At St. Mary in Mount Olive, Garneau celebrates five Masses each weekend. Two are in English and three are in Spanish to accommodate a growing congregation that spills out into the tiny sanctuary's aisles. Latecomers must watch the Mass next door at the parish center on closed-circuit TV.
"We don't expect a castle, but we need a place where we can meet together," said Edith Sosa of Dudley, a member of St. Mary and an emigrant from Panama.
For years, many Catholic churches in the Triangle were built with the help of the Catholic Church Extension Society, a national organization that helps build and repair poor and remote churches, among other projects. Since 1905, the extension society funneled more than $5 million to the Diocese of Raleigh, which spans 54 counties from Chatham to Dare.
It helped pay for virtually every church built in Raleigh before 1970, including Our Lady of Lourdes and St. Raphael, Msgr. Gerald Lewis said.
Many of the Raleigh-area churches are full of new arrivals, too -- mostly Northerners who came to North Carolina for better jobs and bigger homes.
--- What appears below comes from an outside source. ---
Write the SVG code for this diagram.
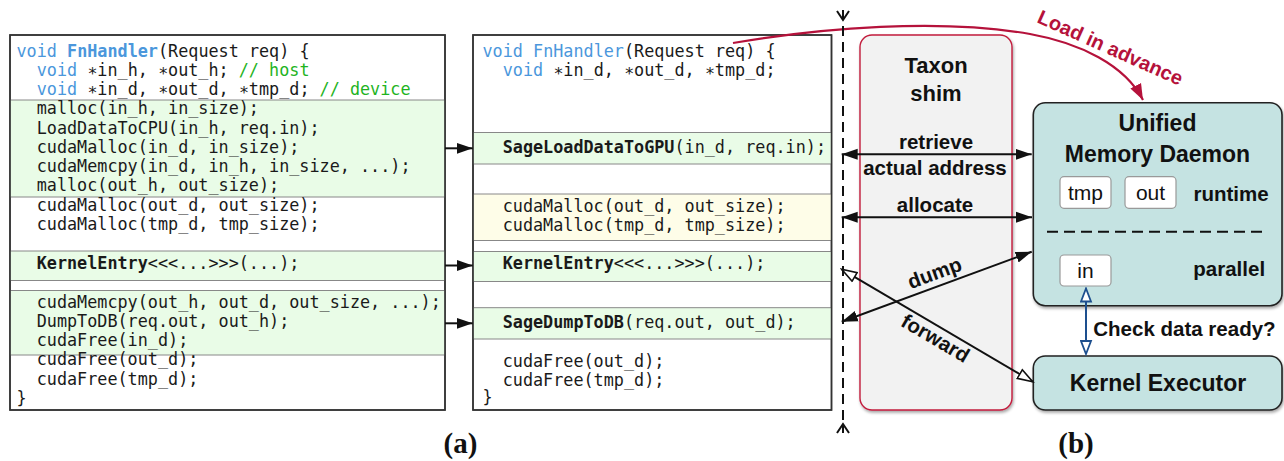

The diocese's largest church, St. Michael the Archangel in Cary, exemplifies a successful suburban church. Its 20-acre campus off High House Road boasts a sanctuary seating 1,100, a pre-kindergarten-through-eighth-grade school, a parish center, an early childhood center and athletic fields.
About 6,000 families are registered, and the church collects about $45,000 in offerings during 10 weekend Masses each week.